You have to think about:
- Python interpreter version
- Python packaging and archives
- where Python executes
- how dependencies are shipped
- JAR dependencies for connectors or Java-side integration
That earlier review made this painfully concrete. Getting local execution into a sane state meant lining up:
- the right Java version
- the right Python version
- the right connector JARs
- the right Python dependencies
That list is not just setup trivia. It is the operating model announcing itself early.
That is not a small footnote. It is the day-to-day ergonomics of the platform:
This is why I would resist overselling PyFlink to a Python team as “just write Python and the rest disappears.”
It does not disappear.
It relocates.
2. The Connector Story Still Leaks JVM Reality
The connector examples are useful, but they also reveal the real shape of things: adding JARs, managing connector dependencies, and living with the fact that some integration points are still fundamentally JVM-shaped.
Even the current Kafka connector docs explicitly talk about bringing connector dependencies yourself for PyFlink jobs:
That is not a deal-breaker. It is just not the same experience as working inside a native Python framework whose extension model is Python all the way down.
It also shows up in deployment. In that earlier review, the easiest workable path for local standalone deployment was not “package a Python app and run it.” It was closer to:
- start from a vanilla Flink image
- add the Python dependencies
- mount the repo or bundle the code carefully
- run the Python entrypoint from inside the live container
That is a perfectly workable path. It is also a strong reminder that the deployment experience is still shaped by Flink’s runtime model, not by Python’s usual ergonomics.
3. Debugging Still Tells You What The System Really Is
The current debugging docs are better than before, but they are also revealing.
They distinguish between client-side logging and TaskManager-side logging. They discuss local debug, remote debug, and profiling Python UDFs. That is helpful, but it also tells you that when things go wrong, you are not debugging a simple Python program. You are debugging Python inside a distributed Flink runtime:
In practice, that means some classes of issue still feel cross-boundary by nature:
- packaging bugs
- dependency mismatches
- behavioural differences between local and cluster execution
- performance bottlenecks around Python execution paths
This is not PyFlink being uniquely bad. It is just the cost of the abstraction being honest.

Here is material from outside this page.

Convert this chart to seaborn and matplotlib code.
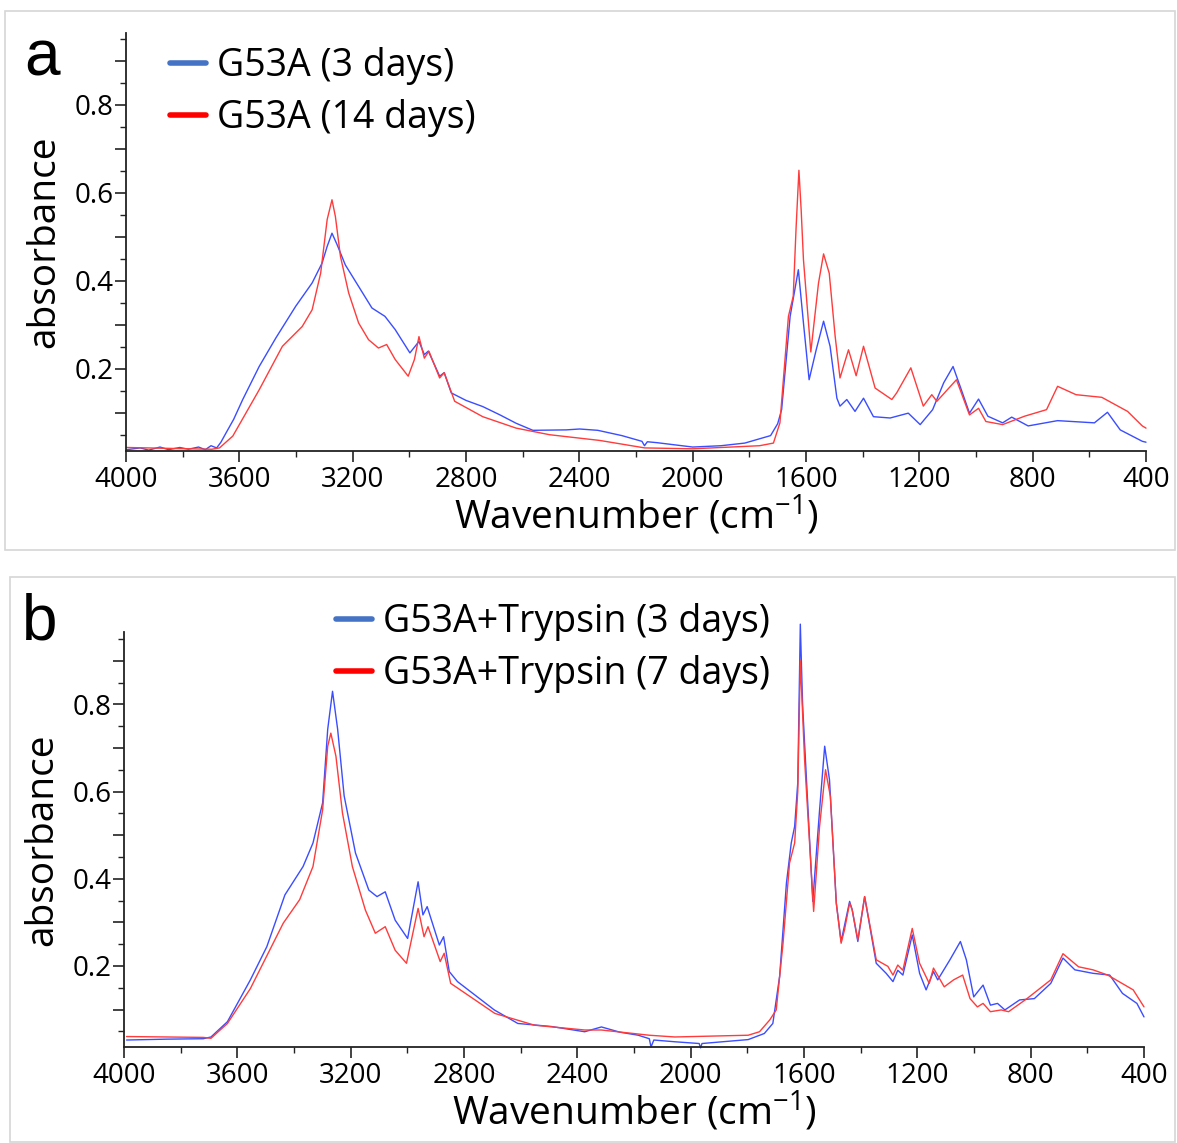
import matplotlib
matplotlib.use("Agg")
import matplotlib.pyplot as plt
from matplotlib.patches import Rectangle
from matplotlib.lines import Line2D
from matplotlib.ticker import MultipleLocator, FixedFormatter, FixedLocator
import seaborn as sns
import pandas as pd

# panel a: G53A, 3 days vs 14 days
a_blue_wn = [3998, 3950, 3920, 3880, 3850, 3810, 3780, 3744, 3720, 3700, 3680, 3665, 3647, 3620, 3588,
             3530, 3471, 3401, 3343, 3308, 3290, 3273, 3255, 3226, 3179, 3132, 3086, 3050, 2998, 2966,
             2947, 2933, 2893, 2877, 2852, 2800, 2741, 2680, 2623, 2564, 2446, 2399, 2335, 2250, 2179,
             2170, 2160, 2127, 2000, 1900, 1816, 1725, 1700, 1686, 1656, 1627, 1609, 1589, 1564, 1538,
             1515, 1491, 1480, 1456, 1427, 1397, 1362, 1303, 1239, 1197, 1153, 1114, 1081, 1056, 1023,
             991, 958, 906, 874, 816, 712, 582, 536, 491, 413, 400]
a_blue_abs = [0.016, 0.020, 0.015, 0.022, 0.016, 0.021, 0.017, 0.022, 0.016, 0.025, 0.020, 0.033, 0.054,
              0.085, 0.130, 0.205, 0.270, 0.342, 0.395, 0.440, 0.478, 0.508, 0.482, 0.436, 0.387, 0.338,
              0.319, 0.289, 0.236, 0.262, 0.232, 0.240, 0.183, 0.191, 0.145, 0.128, 0.114, 0.095, 0.076,
              0.060, 0.061, 0.063, 0.060, 0.048, 0.035, 0.025, 0.034, 0.032, 0.022, 0.025, 0.031, 0.048,
              0.075, 0.107, 0.319, 0.425, 0.304, 0.175, 0.243, 0.308, 0.251, 0.133, 0.115, 0.130, 0.103,
              0.133, 0.091, 0.088, 0.099, 0.073, 0.107, 0.168, 0.205, 0.160, 0.099, 0.131, 0.092, 0.077,
              0.090, 0.070, 0.082, 0.077, 0.101, 0.061, 0.035, 0.033]

a_red_wn = [3998, 3850, 3697, 3670, 3623, 3530, 3448, 3378, 3343, 3313, 3290, 3273, 3261, 3243, 3214,
            3179, 3144, 3109, 3080, 3050, 3004, 2982, 2966, 2947, 2931, 2893, 2877, 2840, 2741, 2623,
            2505, 2328, 2169, 2000, 1764, 1715, 1692, 1662, 1645, 1635, 1625, 1617, 1609, 1583, 1556,
            1538, 1518, 1497, 1480, 1450, 1423, 1397, 1356, 1297, 1280, 1230, 1186, 1156, 1138, 1069,
            1023, 991, 965, 906, 829, 751, 712, 647, 556, 465, 413, 400]
a_red_abs = [0.021, 0.019, 0.017, 0.020, 0.047, 0.152, 0.251, 0.296, 0.334, 0.417, 0.539, 0.584, 0.546,
             0.455, 0.372, 0.304, 0.266, 0.247, 0.255, 0.221, 0.183, 0.221, 0.273, 0.224, 0.240, 0.179,
             0.191, 0.126, 0.091, 0.065, 0.050, 0.037, 0.020, 0.018, 0.025, 0.031, 0.077, 0.319, 0.365,
             0.520, 0.651, 0.560, 0.448, 0.238, 0.394, 0.461, 0.417, 0.273, 0.179, 0.243, 0.184, 0.251,
             0.156, 0.130, 0.145, 0.202, 0.115, 0.141, 0.126, 0.175, 0.095, 0.110, 0.080, 0.073, 0.092,
             0.107, 0.160, 0.141, 0.135, 0.103, 0.070, 0.065]

# panel b: G53A+Trypsin, 3 days vs 7 days
b_blue_wn = [3991, 3850, 3720, 3693, 3635, 3554, 3496, 3432, 3368, 3333, 3299, 3281, 3264, 3246, 3223,
             3183, 3136, 3107, 3078, 3043, 2999, 2962, 2945, 2930, 2887, 2872, 2852, 2823, 2693, 2610,
             2492, 2374, 2315, 2250, 2185, 2146, 2140, 2130, 2056, 1970, 1965, 1960, 1797, 1740, 1710,
             1686, 1662, 1645, 1633, 1622, 1613, 1605, 1598, 1569, 1545, 1527, 1510, 1486, 1469, 1439,
             1430, 1410, 1386, 1345, 1310, 1286, 1269, 1251, 1218, 1192, 1169, 1143, 1128, 1085, 1048,
             1027, 1001, 968, 942, 917, 891, 839, 787, 729, 686, 644, 580, 521, 476, 425, 400]
b_blue_abs = [0.030, 0.032, 0.033, 0.037, 0.072, 0.168, 0.244, 0.363, 0.428, 0.482, 0.574, 0.743, 0.830,
              0.743, 0.590, 0.459, 0.374, 0.359, 0.370, 0.305, 0.263, 0.393, 0.317, 0.336, 0.248, 0.267,
              0.187, 0.164, 0.099, 0.068, 0.061, 0.049, 0.060, 0.048, 0.041, 0.033, 0.014, 0.030, 0.026,
              0.022, 0.012, 0.022, 0.031, 0.045, 0.068, 0.176, 0.390, 0.482, 0.520, 0.620, 0.984, 0.800,
              0.712, 0.348, 0.558, 0.704, 0.627, 0.344, 0.256, 0.348, 0.329, 0.256, 0.359, 0.206, 0.183,
              0.164, 0.190, 0.179, 0.271, 0.183, 0.145, 0.187, 0.168, 0.214, 0.256, 0.214, 0.129, 0.156,
              0.110, 0.114, 0.099, 0.122, 0.125, 0.160, 0.218, 0.191, 0.183, 0.179, 0.137, 0.114, 0.083]

b_red_wn = [3991, 3850, 3720, 3693, 3635, 3554, 3438, 3380, 3333, 3299, 3281, 3270, 3252, 3229, 3194,
            3148, 3113, 3078, 3043, 3003, 2962, 2941, 2927, 2884, 2870, 2847, 2691, 2551, 2374, 2315,
            2146, 2056, 1797, 1757, 1721, 1698, 1674, 1651, 1633, 1622, 1613, 1605, 1598, 1566, 1545,
            1524, 1507, 1486, 1469, 1457, 1439, 1430, 1410, 1386, 1345, 1304, 1286, 1269, 1251, 1218,
            1192, 1158, 1143, 1105, 1072, 1040, 1014, 988, 968, 942, 904, 878, 813, 729, 686, 631, 580,
            528, 438, 400]
b_red_abs = [0.038, 0.037, 0.036, 0.034, 0.068, 0.148, 0.298, 0.352, 0.428, 0.558, 0.704, 0.734, 0.681,
             0.551, 0.428, 0.328, 0.275, 0.290, 0.236, 0.206, 0.332, 0.267, 0.290, 0.210, 0.229, 0.160,
             0.091, 0.064, 0.053, 0.053, 0.041, 0.037, 0.041, 0.049, 0.076, 0.099, 0.252, 0.436, 0.482,
             0.600, 0.900, 0.780, 0.674, 0.325, 0.520, 0.650, 0.589, 0.344, 0.252, 0.283, 0.344, 0.329,
             0.260, 0.359, 0.214, 0.199, 0.179, 0.202, 0.190, 0.286, 0.206, 0.160, 0.195, 0.152, 0.168,
             0.179, 0.125, 0.106, 0.114, 0.095, 0.099, 0.095, 0.125, 0.168, 0.228, 0.198, 0.191, 0.179,
             0.145, 0.106]

a_labels = ["G53A (3 days)", "G53A (14 days)"]
b_labels = ["G53A+Trypsin (3 days)", "G53A+Trypsin (7 days)"]

W, H = 1177, 1143
sns.set_style("white")
plt.rcParams['font.family'] = ['Open Sans', 'DejaVu Sans']
plt.rcParams['mathtext.fontset'] = 'custom'
plt.rcParams['mathtext.rm'] = 'Open Sans'
plt.rcParams['mathtext.it'] = 'Open Sans'
plt.rcParams['text.color'] = 'black'
plt.rcParams['axes.labelcolor'] = 'black'
plt.rcParams['xtick.color'] = 'black'
plt.rcParams['ytick.color'] = 'black'

fig = plt.figure(figsize=(W / 100, H / 100), dpi=100)

line_blue = "#3a4dff"
line_red = "#ff3b3b"
leg_blue = "#4472c4"
leg_red = "#ff0000"


def px(x0, y0, x1, y1):
    # pixel box (top-left origin) -> figure fraction rect
    return [x0 / W, 1 - y1 / H, (x1 - x0) / W, (y1 - y0) / H]


def draw_panel(rect, frame, blue, red, labels, ylim, letter, letter_xy, leg_xy, spine_top):
    fig.add_artist(Rectangle((frame[0], frame[1]), frame[2], frame[3], transform=fig.transFigure,
                             fill=False, ec="#d6d6d6", lw=1.2))
    ax = fig.add_axes(rect)
    df = pd.concat([
        pd.DataFrame({"wn": blue[0], "abs": blue[1], "s": labels[0]}),
        pd.DataFrame({"wn": red[0], "abs": red[1], "s": labels[1]}),
    ])
    sns.lineplot(data=df, x="wn", y="abs", hue="s", palette=[line_blue, line_red],
                 estimator=None, sort=False, lw=1.0, legend=False, ax=ax, clip_on=False)
    ax.set_xlim(4000, 400)
    ax.set_ylim(*ylim)
    for s in ["top", "right"]:
        ax.spines[s].set_visible(False)
    for s in ["left", "bottom"]:
        ax.spines[s].set_color("#222222")
        ax.spines[s].set_linewidth(1.3)
    ax.spines["left"].set_bounds(ylim[0], spine_top)
    ax.xaxis.set_major_locator(MultipleLocator(400))
    ax.xaxis.set_minor_locator(MultipleLocator(200))
    ax.yaxis.set_major_locator(FixedLocator([0.1, 0.2, 0.3, 0.4, 0.5, 0.6, 0.7, 0.8, 0.9]))
    ax.yaxis.set_major_formatter(FixedFormatter(["", "0.2", "", "0.4", "", "0.6", "", "0.8", ""]))
    ax.yaxis.set_minor_locator(MultipleLocator(0.05))
    ax.tick_params(axis="both", which="major", direction="out", length=8, width=1.2,
                   color="#222222", labelsize=20, bottom=True, left=True)
    ax.tick_params(axis="both", which="minor", direction="out", length=4, width=1.0,
                   color="#222222", bottom=True, left=True)
    ax.tick_params(axis="y", pad=1)
    ax.tick_params(axis="x", pad=3)
    ax.set_xlabel("Wavenumber (cm$^{-1}$)", fontsize=28, labelpad=0)
    ax.set_ylabel("absorbance", fontsize=28, labelpad=8)
    fig.text(letter_xy[0] / W, 1 - letter_xy[1] / H, letter, fontsize=46,
             family="Liberation Sans", ha="center", va="baseline")
    handles = [Line2D([], [], color=leg_blue, lw=4), Line2D([], [], color=leg_red, lw=4)]
    fig.legend(handles, labels, loc="upper left",
               bbox_to_anchor=(leg_xy[0] / W, 1 - leg_xy[1] / H), frameon=False,
               fontsize=27, handlelength=0.95, handletextpad=0.3, labelspacing=0.38,
               borderpad=0, borderaxespad=0)
    return ax


draw_panel(px(126, 33, 1146, 451), (5 / W, 1 - 550 / H, 1170 / W, 539 / H),
           (a_blue_wn, a_blue_abs), (a_red_wn, a_red_abs), a_labels,
           (0.013, 0.963), "a", (42, 76), (170, 47), 0.963)

draw_panel(px(124, 632, 1144, 1047), (10 / W, 1 - 1142 / H, 1165 / W, 565 / H),
           (b_blue_wn, b_blue_abs), (b_red_wn, b_red_abs), b_labels,
           (0.014, 0.966), "b", (40, 640), (336, 603), 0.966)

fig.savefig("out.png", dpi=100, facecolor="white")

4. Native Python Models Are Not An Automatic Architectural Win
This was one of the more useful parts of the earlier review, because it is exactly the kind of point people skip when they are trying to justify a new stack.
Yes, being able to interact with model code directly inside a PyFlink job is a real plus. It can simplify some flows and avoid a network hop.
But that is not the same as saying it is always the better architecture.
Once the model is served behind a proper boundary, you often gain things that matter a lot in production:
- safer zero-downtime upgrades
- cleaner readiness and health semantics
- independent model scaling behind a load balancer
- a clearer separation between streaming orchestration and serving concerns
So, yes, native execution can save some overhead. But it can also collapse boundaries that were doing useful work for you.
The reason I still take the native path seriously is not hand-wavy elegance. It is that model-as-a-service also comes with a bill:
- every prediction path now pays a network round trip
- the serving tier becomes another system you need to scale for throughput and protect with its own SLA
- raw feature generation has to stay perfectly aligned across the caller and the served model boundary
If demand is modest, teams can live with that for a long time. Once prediction volume rises, that architecture stops being an abstract diagram and starts showing up as latency, capacity planning, and operational drag.
5. The Performance Question Never Fully Goes Away
I would be very careful here not to pretend a benchmark I have not run.
But I am comfortable saying something narrower and more useful: if your workload is highly latency-sensitive, connector-heavy, or operationally unforgiving, the JVM path still deserves to be the default starting point.
PyFlink can absolutely be the right choice. I just would not choose it because I wanted to avoid understanding the Java side of Flink.
That is not how this platform works.
So When Would I Use It?
I would take PyFlink seriously when these conditions hold:
- the team is materially more fluent in Python than in Java
- the reason for adopting Flink is the runtime model, not fashion
- the jobs are important, but not balanced on the sharpest latency edge
- I am willing to own environment packaging and connector dependency management as part of the operating model
I would lean back toward Java Flink when:
- connector maturity dominates the problem
- the hot path is extremely performance-sensitive
- the team already has strong JVM strength
- I expect deep platform integration and want the least surprising execution path
If You Want To Try It
If this post pushed you toward experimenting rather than debating in the abstract, I put together a small starter page here:
It is intentionally minimal. The goal is not to hand you a grand framework. The goal is to give you a sensible first project shape and an agent prompt that can get a small Python-first streaming scaffold off the ground without immediate chaos.
The Practical Takeaway
What matters here is not whether PyFlink is “good” or “bad.”
That is far too vague to help anyone.
The better question is this:
Do I want Python as the working language for a Flink system badly enough to own the extra operational boundary that comes with it?
If the answer is yes, PyFlink is now mature enough to be a serious option.
If the answer is no, then Java Flink is still the cleaner way to get the full benefits of Flink without pretending the JVM underneath is someone else’s problem.
That, at least, is the view I would hold today.